India is exploring ways to strengthen its domestic shipbuilding industry to reduce its $75 billion annual import bill on foreign vessels. With 95% of India’s trade dependent on foreign-owned ships, experts argue that investing in local shipbuilding could enhance economic security and reduce forex outflows.

Current Challenges in India’s Shipbuilding Sector

Despite being the 16th largest maritime country, India holds only 0.07% of the global shipbuilding market, compared to China (46.6%), South Korea (29.2%), and Japan (17.2%). The country also owns just 1.2% of the global fleet, with most Indian ships flagged under foreign jurisdictions like Panama and Liberia for tax benefits.

Government Initiatives to Boost Shipbuilding

The Indian government has launched several programs to revitalize the maritime sector, including:

  • Maritime India Vision 2030: A blueprint for port modernization and shipbuilding expansion.
  • Sagar Mala Program: A $123 billion investment in port-led industrialization and coastal infrastructure.
  • Harit Sagar Initiative: Focused on sustainable shipbuilding and green maritime practices.

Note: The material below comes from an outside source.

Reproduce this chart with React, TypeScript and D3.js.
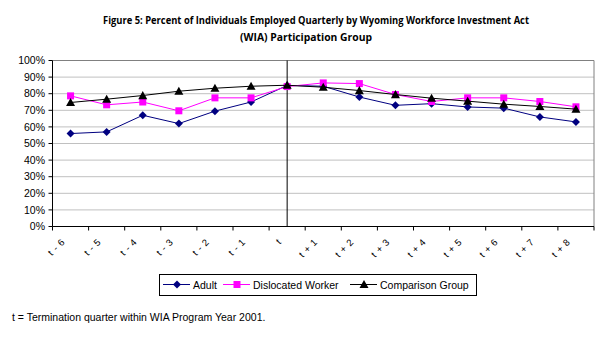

Can India Reduce Its Import Bill?

Experts believe that expanding domestic shipbuilding could cut reliance on foreign vessels, create jobs, and boost India’s global trade competitiveness. However, challenges such as limited financing options, high production costs, and lack of advanced shipbuilding technology remain obstacles.

With China, South Korea, and Japan dominating 93% of global shipbuilding, India must accelerate policy reforms to compete in the sector and reduce its dependence on foreign ships.